Broadband and Left-Behind Counties

An interesting article by the Economic Innovation Group (EIG) documents an economic rebound in left-behind counties. Economists, researchers, and politicians have used the term left-behind counties to denote the parts of the country that have experienced economic stagnation or decline compared to the national average. Left-behind refers to places with long-term lagging growth and not places with temporary setbacks that might come with an event like losing a major employer. The EIG analysis defined left-behind counties to be those that have had less than half the national population and median household income growth as the rest of the county between 2000 and 2016.

There are over 1,000 counties categorized as left-behind out of 3,142 total counties and equivalents in the country. These counties represent 18% of the U.S. population. EIG says these counties averaged 0.4% growth between 2016 and 2019, which is one-third the average rate for the rest of the country. By the start of the pandemic in 2020, only one-third of the left-behind counties had had recovered the jobs lost in the 2009 recession.

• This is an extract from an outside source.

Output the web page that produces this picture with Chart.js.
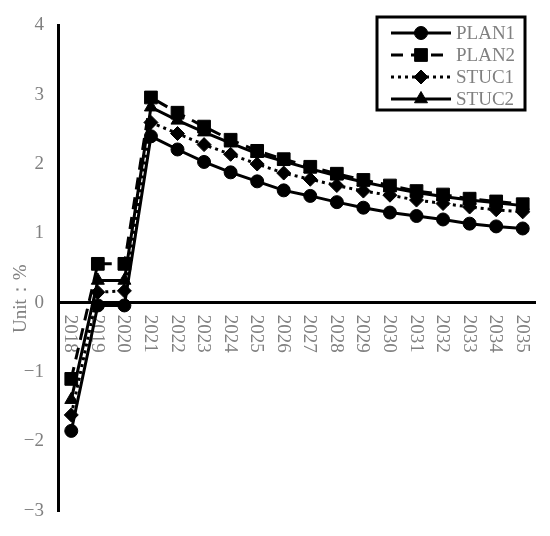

However, between 2020 and 2023, left-behind counties have seen a turnaround and collectively grew four times faster than the four previous years. Most of these counties are still way behind where they were twenty-five years ago.

Left-behind counties are not all the same and include rural, suburban, and urban counties, and can have a wide number of causes for lagging the rest of the economy. Left-behind counties had 21% of all national jobs in 2000, which has dropped to 18% by 2016 and 17% by the end of 2023.

But there is good news in a lot of left-behind counties. They are seeing a surge in the establishment of new businesses, which indicates optimism and economic health. Since 2020, the rate of new business start-ups in left-behind counties is almost the same as the rest of the country. Interestingly, the rural left-behind counties are growing faster than suburban and urban counties.

The analysis doesn’t speculate on the reasons for the rebound in many left-behind counties. I have nothing but anecdotal evidence, but I think some of this rebound is related to broadband. I work with a lot of rural counties across the country where we conduct surveys and have interviewed thousands of folks.

By far the biggest change we’ve seen over twenty years of doing surveys and interviews is the giant surge of people who work at home or want to work from home. Before the pandemic, we rarely found more than 10% of homes in a community where somebody worked from home even just a few days per week. There was typically only a tiny percentage of folks who worked at home full time.

That changed and went much higher during the pandemic but it has stayed high since then. We routinely survey counties now where 30% to 60% of households have somebody working at home at least part-time, with a third or more of such folks working from home full-time.

This ongoing phenomenon doesn’t seem to be fueled by people who were sent home to work during the pandemic and decided to keep doing so. It seems to be coming more from people in areas like the left-behind counties who realized that there are jobs available that don’t rely on the local economy. I have also heard a lot of stories from folks who used working from home as a way to justify moving to rural areas where they prefer to live. I speculate that it’s the extra incomes generated by people working from home in many rural economies that is raising household incomes.

This is pure speculation on my part, and it would be an interesting thing for economists to investigate. Left-behind counties, by definition, have fewer job opportunities than more affluent counties. But I think folks are no longer being held captive by a poor local economy and are finding ways to make a living online.

2 thoughts on “Broadband and Left-Behind Counties

  1. I would take your speculation a bit further to add left-behind-counties may actually be attracting people who can work at home full time, with less expensive housing costs and an attractive lifestyle.